Across Europe, FTTH has entered a more mature phase. Coverage continues to expand, but the focus is no longer on reaching homes as fast as possible. It is on scaling networks in a way that remains operable, predictable, and economically sustainable over time. European market data already shows FTTH/B coverage in the EU39 in the mid 70% range, with take up slightly above 50%, a clear signal that the next challenge is execution quality rather than rollout speed.
This shift is important because most network growth today is not greenfield. It is incremental, layered onto existing infrastructure, processes, and operational realities. In this context, the central question is no longer whether networks can scale. It is whether they can scale while remaining simple enough to operate efficiently.
One of the clearest lessons emerging from Europe’s FTTH experience is that scaling is not primarily a capacity issue. Capacity can usually be increased in a controlled and predictable way. Complexity, however, behaves differently. It grows when expansion relies too heavily on exceptions, local adaptations, and short term fixes that were never designed to repeat.
The industry is increasingly aware of this dynamic. Many operators have seen how early expansion waves, while successful, introduced patterns that become harder to manage as networks grow. Over time, this shows up in operations rather than deployment metrics. Intervention times increase, variability between sites grows, and upgrades require more coordination than expected. These are not signs of failure. They are signs of networks reaching a new level of maturity.
European adoption dynamics reinforce the need for a more disciplined approach. Even in countries with strong fibre coverage, take up remains uneven. This means operators must continue expanding and improving networks while managing cost pressure, competitive offers, and the reality that later connections are often more complex and expensive. In response, financial discipline and operational performance have moved closer to the centre of fibre strategy discussions across Europe, particularly in markets experiencing consolidation pressure.
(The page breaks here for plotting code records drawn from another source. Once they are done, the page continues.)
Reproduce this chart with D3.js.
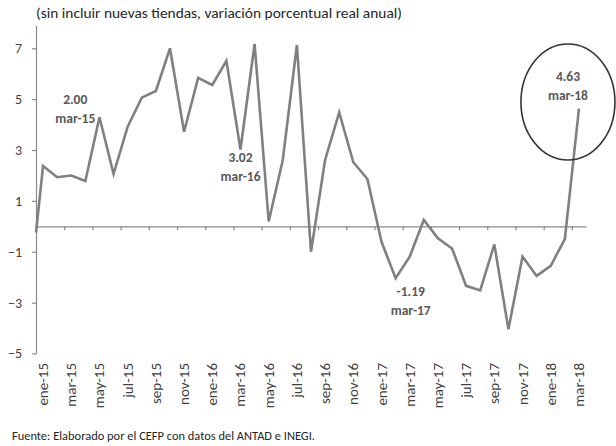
<!DOCTYPE html>
<html>
<head>
<meta charset="utf-8">
<script src="https://cdn.jsdelivr.net/npm/d3@7/dist/d3.min.js"></script>
<style>
  body { margin: 0; background: #fff; }
  svg { display: block; font-family: Carlito, Lato, "Open Sans", sans-serif; }
</style>
</head>
<body>
<div id="chart-area"></div>
<script>
// DATA
var months = ["ene-15","feb-15","mar-15","abr-15","may-15","jun-15","jul-15","ago-15","sep-15","oct-15","nov-15","dic-15",
  "ene-16","feb-16","mar-16","abr-16","may-16","jun-16","jul-16","ago-16","sep-16","oct-16","nov-16","dic-16",
  "ene-17","feb-17","mar-17","abr-17","may-17","jun-17","jul-17","ago-17","sep-17","oct-17","nov-17","dic-17",
  "ene-18","feb-18","mar-18"];
var values = [2.37, 1.93, 2.00, 1.78, 4.29, 2.06, 3.92, 5.06, 5.32, 7.00, 3.72, 5.84,
  5.56, 6.51, 3.02, 7.17, 0.19, 2.61, 7.13, -1.00, 2.61, 4.48, 2.52, 1.86,
  -0.61, -2.04, -1.19, 0.25, -0.47, -0.87, -2.34, -2.52, -0.71, -4.05, -1.19, -1.95,
  -1.55, -0.50, 4.63];
var leadIn = -0.25;   // line starts from the axis edge
var yTicks = [-5, -3, -1, 1, 3, 5, 7];
var noteMonths = ["mar-15", "mar-16", "mar-17", "mar-18"];
var noteValues = ["2.00", "3.02", "-1.19", "4.63"];
var subtitle = "(sin incluir nuevas tiendas, variación porcentual real anual)";
var source = "Fuente: Elaborado por el CEFP con datos del ANTAD e INEGI.";

// LAYOUT
var W = 616, H = 446;
var noteOffsets = [[4, -71], [0, 12], [1, 39], [-11, -28]];

var svg = d3.select('#chart-area')
  .append('svg')
  .attr('width', W)
  .attr('height', H);

// SCALES
var x = d3.scaleLinear()
  .domain([0, months.length])
  .range([36, 586]);

var y = d3.scaleLinear()
  .domain([-5, 7.9])
  .range([353.5, 25.4]);

// AXES
var yAxis = d3.axisLeft(y)
  .tickValues(yTicks)
  .tickSize(4)
  .tickSizeOuter(0)
  .tickPadding(10);
var yAxisGroup = svg.append('g')
  .attr('transform', 'translate(36,0)')
  .call(yAxis);
yAxisGroup.selectAll('path, line').attr('stroke', '#8a8a8a').attr('stroke-width', 1.2);
yAxisGroup.selectAll('text')
  .attr('fill', '#404040')
  .attr('font-size', '14px')
  .attr('font-family', 'Carlito, Lato, sans-serif');

var xAxis = d3.axisBottom(x)
  .tickValues(d3.range(0, months.length, 2))
  .tickFormat('')
  .tickSize(4)
  .tickSizeOuter(0);
var xAxisGroup = svg.append('g')
  .attr('transform', 'translate(0,' + y(0) + ')')
  .call(xAxis);
xAxisGroup.selectAll('path, line').attr('stroke', '#8a8a8a').attr('stroke-width', 1.2);

// X LABELS (every second month)
svg.append('g')
  .selectAll('text')
  .data(months.filter(function (d, i) { return i % 2 === 0; }))
  .enter()
  .append('text')
  .attr('transform', function (d) {
    var i = months.indexOf(d);
    return 'translate(' + (x(i + 0.5) + 5) + ',363) rotate(-90)';
  })
  .attr('text-anchor', 'end')
  .attr('font-size', '15px')
  .attr('fill', '#404040')
  .text(function (d) { return d; });

// LINE
var points = [[x(0), y(leadIn)]].concat(values.map(function (v, i) {
  return [x(i + 0.5), y(v)];
}));
svg.append('path')
  .attr('d', d3.line()(points))
  .attr('fill', 'none')
  .attr('stroke', '#808080')
  .attr('stroke-width', 2.6)
  .attr('stroke-linejoin', 'miter');

// ANNOTATIONS
noteMonths.forEach(function (m, k) {
  var i = months.indexOf(m);
  var cx = x(i + 0.5) + noteOffsets[k][0];
  var cy = y(values[i]) + noteOffsets[k][1];
  var g = svg.append('g')
    .attr('font-size', '13.5px')
    .attr('font-weight', 'bold')
    .attr('fill', '#595959')
    .attr('text-anchor', 'middle');
  g.append('text').attr('x', cx).attr('y', cy).text(noteValues[k]);
  g.append('text').attr('x', cx).attr('y', cy + 19).text(m);
});

// CIRCLE ROUND THE LAST VALUE
var last = months.length - 1;
svg.append('ellipse')
  .attr('cx', x(last + 0.5) - 11)
  .attr('cy', y(values[last]) - 6.5)
  .attr('rx', 47)
  .attr('ry', 58)
  .attr('fill', 'none')
  .attr('stroke', '#333')
  .attr('stroke-width', 1.6);

// TEXTS
svg.append('text')
  .attr('x', 36)
  .attr('y', 18)
  .attr('font-size', '13.5px')
  .attr('fill', '#262626')
  .attr('textLength', 366)
  .attr('lengthAdjust', 'spacingAndGlyphs')
  .text(subtitle);

svg.append('text')
  .attr('x', 12)
  .attr('y', 440)
  .attr('font-size', '11.5px')
  .attr('fill', '#262626')
  .attr('textLength', 303)
  .attr('lengthAdjust', 'spacingAndGlyphs')
  .text(source);
</script>
</body>
</html>
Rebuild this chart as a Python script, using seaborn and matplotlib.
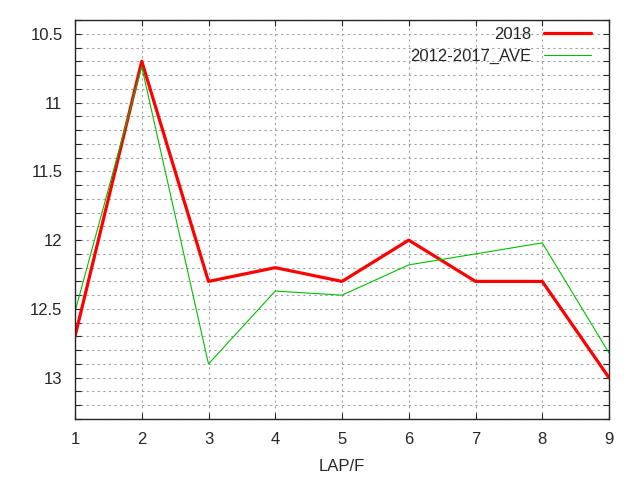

The most demanding part of scaling is now widely recognised as retrofit and densification. Urban Europe, with its high share of multi dwelling units, fragmented building ownership, and inconsistent in building readiness, has made this especially visible. What was once treated as a local challenge is now understood as a structural one. This recognition has driven concrete action. At policy level, the EU’s Gigabit Infrastructure Act directly targets the sources of friction that slow deployment and increase complexity, from permitting to civil works coordination and in building access. National regulators have echoed this approach, framing regulatory reform as a way to lower cost and complexity rather than simply accelerate build.
Cost dynamics have also sharpened focus. As deployment moves beyond the easiest areas and unit costs rise, there is less tolerance for architectures and processes that accumulate complexity over time. This has encouraged a more deliberate approach to scaling, one that values repeatability, consistency, and long term operability as much as raw expansion.
As a result, a clearer model for scaling is emerging. Networks scale better when growth is treated as a discipline rather than a reaction. Repeatable patterns replace one off solutions. Boundaries between network layers are kept clear so local adaptations do not become permanent constraints. Modularity is introduced where change is expected, creating room for evolution without disruption. Importantly, scaling is increasingly treated as an operational topic, not just a planning one, aligning network growth with the realities of maintenance, upgrades, and long term operation.
This shift is also visible in how Europe approaches legacy transition. As fibre maturity increases and copper switch off moves from discussion to planning, regulators and industry bodies are focusing on how transitions can be managed without creating new operational instability. Scaling fibre, in this sense, is inseparable from operating networks well over time.
In Europe’s FTTH market, scaling is both inevitable and achievable. What the industry has learned is that complexity does not have to grow at the same pace.
The networks that will perform best in the coming years will be those that scale with intent. They will build on experience, reinforce repeatability, and protect architectural clarity even under pressure. They will align expansion decisions with operational reality, ensuring that growth strengthens networks rather than burdening them.
If architecture decisions define the foundation of FTTH networks, scaling decisions define how well those foundations are used. In 2026, that distinction is becoming one of the clearest markers of long term network capability.